What is quite different is the smoothness of the Kix. I’ve always thought that there’s not much point in judging how smooth a new reel is in a tackle shop. The real test is how smooth it is six months down the track. In all honesty, the Kix feels exactly the same as it did when I first spooled it up – it feels like winding air.

I suspect the Digigear drive train, five ball bearings and one roller bearing have something to do with that. Regardless, they’ve certainly done something right to produce reels that stay so smooth even after some pretty hard use.

At first I spooled the reel up with 8lb Fireline and fished the local rock platforms, spinning up tailor and chucking baits into the washes for bream. Rock fishing is harsh on all gear and a good test for reels like the Kix, which aren’t exactly what one would consider rock-fishing reels.

The one and only glitch the reel has had occurred after a month of rock fishing. The bail roller started to squeal and wasn’t turning freely. A quick spray with WD40 had the roller back in silent working order and it’s performed perfectly since. I suspect a tiny grain of sand or salt crystal had slightly jammed the roller as it certainly wasn’t a case of corrosion.

Over last Summer the Kix was used a lot on Lake Macquarie flathead. Long casting sessions are another test for a reel and once again the Kix felt like more like a cushion of air than a reel. Heaps of flatties were caught with a few around 3kg to 4kg giving the drag a good workout at times.

As we moved into the late Summer pelagic season, I took the Kix back out to the rocks and beaches for what I consider the ultimate test for a small to medium sized threadline – high-speed spinning. The Kix pulls in about 81cm of line per handle turn, which isn’t mega-fast, but certainly enough for this sort of work.

Three hours of pelting metal lures and cranking them back at warp speed is always a test on gearing and the handle assembly. In the past I’ve been very disappointed with a number of threadlines as they became wobbly after only one high-speed spin session. Not this reel. After roughly 30 hours of high-speed spinning, the Kix remained perfectly smooth. The bonito, tailor, salmon and frigate mackerel that wizzed out some string showed that the drag was as smooth as the rest of the reel.

Recently I’ve swapped over to 14lb Fireline and have been chasing snapper, jewfish and rat kings with the Kix/Loomis outfit. So far I’ve tangled with only school jew around 3kg and boated snapper to 5.5kg.
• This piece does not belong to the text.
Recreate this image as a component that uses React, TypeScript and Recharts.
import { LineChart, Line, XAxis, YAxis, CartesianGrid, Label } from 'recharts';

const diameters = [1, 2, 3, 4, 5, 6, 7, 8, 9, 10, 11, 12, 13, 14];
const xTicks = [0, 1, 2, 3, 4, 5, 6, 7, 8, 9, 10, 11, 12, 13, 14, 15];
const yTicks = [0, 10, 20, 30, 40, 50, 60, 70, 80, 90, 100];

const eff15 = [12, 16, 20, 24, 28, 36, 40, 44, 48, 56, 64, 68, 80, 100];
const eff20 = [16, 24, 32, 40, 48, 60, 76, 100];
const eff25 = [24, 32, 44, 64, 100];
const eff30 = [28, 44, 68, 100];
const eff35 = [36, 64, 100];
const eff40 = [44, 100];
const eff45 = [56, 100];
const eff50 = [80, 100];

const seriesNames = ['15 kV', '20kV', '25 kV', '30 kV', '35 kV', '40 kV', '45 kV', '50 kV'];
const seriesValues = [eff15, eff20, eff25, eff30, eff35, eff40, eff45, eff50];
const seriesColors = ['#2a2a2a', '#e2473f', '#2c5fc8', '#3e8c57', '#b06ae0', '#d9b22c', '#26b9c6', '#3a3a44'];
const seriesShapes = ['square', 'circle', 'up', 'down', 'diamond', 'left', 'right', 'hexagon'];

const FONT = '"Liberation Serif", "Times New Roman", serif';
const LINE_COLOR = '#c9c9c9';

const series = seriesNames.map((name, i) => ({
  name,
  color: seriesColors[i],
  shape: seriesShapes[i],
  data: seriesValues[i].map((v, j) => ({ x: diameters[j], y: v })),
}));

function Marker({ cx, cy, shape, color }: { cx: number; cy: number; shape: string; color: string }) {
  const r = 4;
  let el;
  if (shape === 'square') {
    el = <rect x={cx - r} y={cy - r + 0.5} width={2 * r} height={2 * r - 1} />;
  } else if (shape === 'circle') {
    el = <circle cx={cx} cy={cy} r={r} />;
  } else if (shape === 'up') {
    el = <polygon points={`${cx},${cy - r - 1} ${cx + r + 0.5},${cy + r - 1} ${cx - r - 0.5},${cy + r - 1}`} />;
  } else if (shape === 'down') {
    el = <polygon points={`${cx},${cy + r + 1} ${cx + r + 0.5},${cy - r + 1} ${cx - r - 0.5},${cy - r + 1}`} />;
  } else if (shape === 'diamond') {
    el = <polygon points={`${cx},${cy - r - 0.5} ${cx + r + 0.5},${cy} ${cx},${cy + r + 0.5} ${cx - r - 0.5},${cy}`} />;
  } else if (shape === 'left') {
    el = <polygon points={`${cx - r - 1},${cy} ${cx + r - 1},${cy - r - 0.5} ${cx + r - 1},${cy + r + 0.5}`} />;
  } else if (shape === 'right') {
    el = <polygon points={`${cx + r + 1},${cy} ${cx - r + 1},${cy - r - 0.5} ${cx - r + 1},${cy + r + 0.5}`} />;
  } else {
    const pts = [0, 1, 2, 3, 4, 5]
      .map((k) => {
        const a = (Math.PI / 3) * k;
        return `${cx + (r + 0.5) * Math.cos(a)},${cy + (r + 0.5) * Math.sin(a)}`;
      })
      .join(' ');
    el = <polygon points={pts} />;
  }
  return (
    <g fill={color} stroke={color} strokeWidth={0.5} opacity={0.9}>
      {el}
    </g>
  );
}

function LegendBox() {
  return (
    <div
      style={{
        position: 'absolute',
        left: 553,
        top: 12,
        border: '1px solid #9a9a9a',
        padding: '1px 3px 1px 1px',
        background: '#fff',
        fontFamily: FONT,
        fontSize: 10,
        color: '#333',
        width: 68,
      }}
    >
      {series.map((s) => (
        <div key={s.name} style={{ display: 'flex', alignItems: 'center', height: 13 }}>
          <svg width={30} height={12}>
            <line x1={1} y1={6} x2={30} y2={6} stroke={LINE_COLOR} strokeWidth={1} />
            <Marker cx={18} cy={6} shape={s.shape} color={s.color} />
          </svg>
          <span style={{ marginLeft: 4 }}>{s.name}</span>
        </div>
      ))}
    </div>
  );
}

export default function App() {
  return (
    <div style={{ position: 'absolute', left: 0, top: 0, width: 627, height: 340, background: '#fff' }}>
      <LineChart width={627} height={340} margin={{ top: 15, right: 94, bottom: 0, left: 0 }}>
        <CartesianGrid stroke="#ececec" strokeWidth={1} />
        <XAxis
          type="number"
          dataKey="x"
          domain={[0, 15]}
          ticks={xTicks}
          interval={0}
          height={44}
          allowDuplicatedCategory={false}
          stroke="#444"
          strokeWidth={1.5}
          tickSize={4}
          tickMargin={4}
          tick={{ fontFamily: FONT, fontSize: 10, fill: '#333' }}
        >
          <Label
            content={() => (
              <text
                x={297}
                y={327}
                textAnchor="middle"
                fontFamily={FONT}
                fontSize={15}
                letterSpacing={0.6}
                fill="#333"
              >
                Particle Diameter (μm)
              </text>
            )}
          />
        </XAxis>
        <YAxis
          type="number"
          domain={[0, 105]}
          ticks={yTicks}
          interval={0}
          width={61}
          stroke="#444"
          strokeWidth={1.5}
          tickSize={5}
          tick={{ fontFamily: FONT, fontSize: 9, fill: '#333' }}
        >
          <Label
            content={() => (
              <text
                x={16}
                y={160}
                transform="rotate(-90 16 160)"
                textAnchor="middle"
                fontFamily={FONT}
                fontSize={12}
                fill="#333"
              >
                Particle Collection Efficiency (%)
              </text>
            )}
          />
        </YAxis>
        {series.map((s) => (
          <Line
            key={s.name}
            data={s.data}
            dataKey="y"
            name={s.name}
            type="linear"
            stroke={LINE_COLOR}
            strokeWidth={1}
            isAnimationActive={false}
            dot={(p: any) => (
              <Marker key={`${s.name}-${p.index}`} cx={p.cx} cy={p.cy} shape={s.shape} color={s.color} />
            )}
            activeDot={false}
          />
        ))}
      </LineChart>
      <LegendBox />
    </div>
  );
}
The rat kings and a couple of bigger snapper really ripped out line under a heavy drag but everything remained smooth and silent.

Basic maintenance of the Kix has been a simple washdown after each outing and a monthly spray with WD40. If you’re after a simple workhorse-style reel that feels more like a cruisy Rolls Royce, the Kix 4000 fits the bill at around $300. By today’s standards that’s pretty good value for a reel of this quality.
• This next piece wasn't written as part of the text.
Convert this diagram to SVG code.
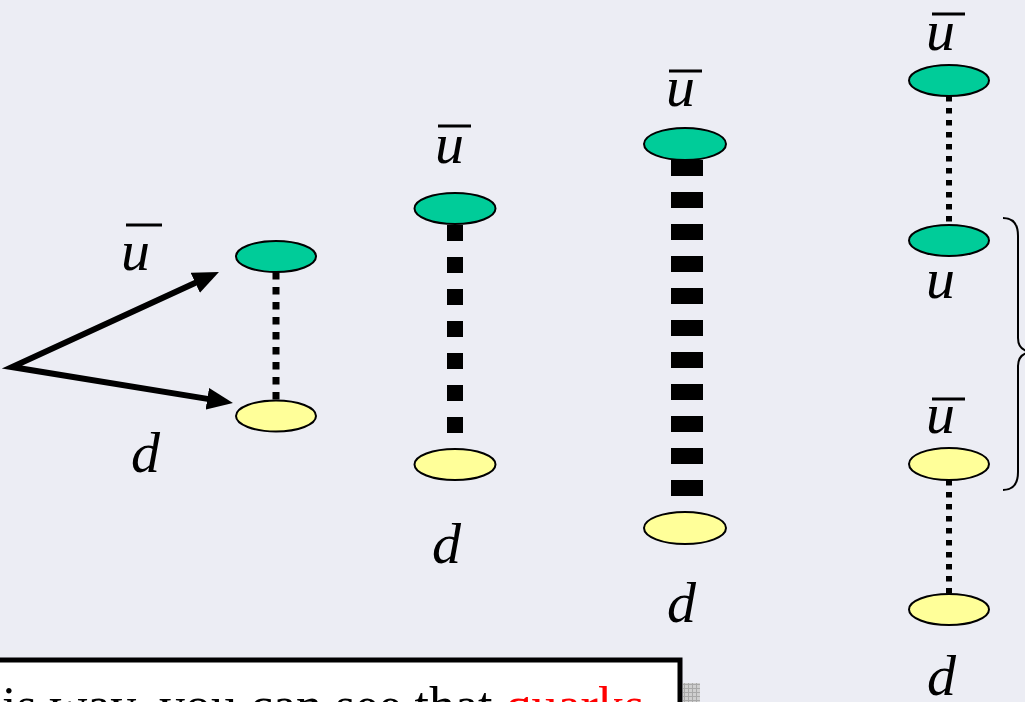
<svg xmlns="http://www.w3.org/2000/svg" width="1025" height="702" viewBox="0 0 1025 702">
  <style>
    .quark-g { fill: #00CC99; stroke: #000; stroke-width: 2; }
    .quark-y { fill: #FFFF99; stroke: #000; stroke-width: 2; }
    .lbl { font-family: "Liberation Serif", "Times New Roman", serif; font-style: italic; font-size: 58px; fill: #000; }
    .bar { stroke: #000; stroke-width: 3; }
    .string { stroke: #000; fill: none; }
    .fine { stroke-width: 6; stroke-dasharray: 5.5 6.5; }
    .thin { stroke-width: 7; stroke-dasharray: 7.5 7.5; }
    .mid { stroke-width: 16; stroke-dasharray: 16 16; }
    .thick { stroke-width: 32; stroke-dasharray: 16 16; }
    .note { font-family: "Liberation Serif", "Times New Roman", serif; font-size: 52px; fill: #000; }
  </style>
  <defs>
    <marker id="head" markerUnits="userSpaceOnUse" viewBox="0 0 26 22" markerWidth="26" markerHeight="22" refX="8" refY="11" orient="auto-start-reverse">
      <path d="M0,0 L26,11 L0,22 z" fill="#000"/>
    </marker>
    <pattern id="grid" patternUnits="userSpaceOnUse" width="4" height="4">
      <rect width="4" height="4" fill="#cfcfcf"/>
      <path d="M0,0.5 H4 M0.5,0 V4" stroke="#a9a9a9" stroke-width="1"/>
    </pattern>
  </defs>

  <!-- background -->
  <rect width="1025" height="702" fill="#ECEDF4"/>

  <!-- strings and arrows -->
  <g id="connectors">
    <path d="M202.6,279.5 L12,367 L215.2,400.1" fill="none" stroke="#000" stroke-width="6" stroke-linejoin="miter" marker-start="url(#head)" marker-end="url(#head)"/>
    <line class="string thin" x1="276" y1="272" x2="276" y2="400"/>
    <line class="string mid" x1="455" y1="225" x2="455" y2="433"/>
    <line class="string thick" x1="687" y1="160" x2="687" y2="496"/>
    <line class="string fine" x1="949" y1="96" x2="949" y2="224"/>
    <line class="string fine" x1="949" y1="480" x2="949" y2="594"/>
    <!-- brace grouping the middle pair -->
    <path d="M1003,218 Q1018,218 1018,236 L1018,338 Q1018,350 1030,352 Q1018,354 1018,366 L1018,472 Q1018,490 1003,490" fill="none" stroke="#000" stroke-width="2"/>
  </g>

  <!-- meson 1 -->
  <g id="pair1-ubar">
    <ellipse class="quark-g" cx="276" cy="256.5" rx="40" ry="15.5"/>
    <line class="bar" x1="126" y1="225" x2="162" y2="225"/>
    <text class="lbl" x="121" y="270">u</text>
  </g>
  <g id="pair1-d">
    <ellipse class="quark-y" cx="276" cy="416" rx="40" ry="15.5"/>
    <text class="lbl" x="131" y="472">d</text>
  </g>

  <!-- meson 2 -->
  <g id="pair2-ubar">
    <ellipse class="quark-g" cx="455" cy="208.5" rx="40.5" ry="15.5"/>
    <line class="bar" x1="438" y1="126" x2="471" y2="126"/>
    <text class="lbl" x="435" y="163">u</text>
  </g>
  <g id="pair2-d">
    <ellipse class="quark-y" cx="455" cy="464.5" rx="40.5" ry="15.5"/>
    <text class="lbl" x="432" y="563">d</text>
  </g>

  <!-- meson 3 -->
  <g id="pair3-ubar">
    <ellipse class="quark-g" cx="685" cy="144" rx="41" ry="16"/>
    <line class="bar" x1="669" y1="71" x2="702" y2="71"/>
    <text class="lbl" x="666" y="106">u</text>
  </g>
  <g id="pair3-d">
    <ellipse class="quark-y" cx="685" cy="528" rx="41" ry="16"/>
    <text class="lbl" x="667" y="622">d</text>
  </g>

  <!-- broken string: two mesons -->
  <g id="pair4-ubar">
    <ellipse class="quark-g" cx="949" cy="80.5" rx="40" ry="15.5"/>
    <line class="bar" x1="932" y1="14" x2="965" y2="14"/>
    <text class="lbl" x="926" y="50">u</text>
  </g>
  <g id="pair4-u">
    <ellipse class="quark-g" cx="949" cy="240.5" rx="40" ry="15.5"/>
    <text class="lbl" x="926" y="298">u</text>
  </g>
  <g id="pair4-ubar2">
    <ellipse class="quark-y" cx="949" cy="464" rx="40" ry="16"/>
    <line class="bar" x1="932" y1="399" x2="965" y2="399"/>
    <text class="lbl" x="926" y="433">u</text>
  </g>
  <g id="pair4-d">
    <ellipse class="quark-y" cx="949" cy="609.5" rx="40" ry="15.5"/>
    <text class="lbl" x="927" y="695">d</text>
  </g>

  <!-- caption box -->
  <g id="caption">
    <rect x="683" y="683" width="17" height="25" fill="url(#grid)"/>
    <rect x="-10" y="660" width="690" height="70" fill="#fff" stroke="#000" stroke-width="5"/>
    <text class="note" x="2" y="723">is way, you can see that <tspan fill="#FF0000">quarks</tspan></text>
  </g>
</svg>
The author has really given the Caldia Kix a good work out on the rocks. Continuous cast and retrieve in this sort of environment is tough on threadline reels but the Kix 4000 has remained perfectly smooth over the course of a year’s hard fishing.

Despite a lot of high-quality threadlines being mechanically complex, the Caldia Kix is quite a simple reel that’s easy enough for the average angler to service.

Daiwa’s Caldia Kix 4000 represents excellent value for money as far as quality threadlines go. Standout features include the perfectly aligned DigiGear drive system, fine mechanical tolerances and a powerful waterproof drag system.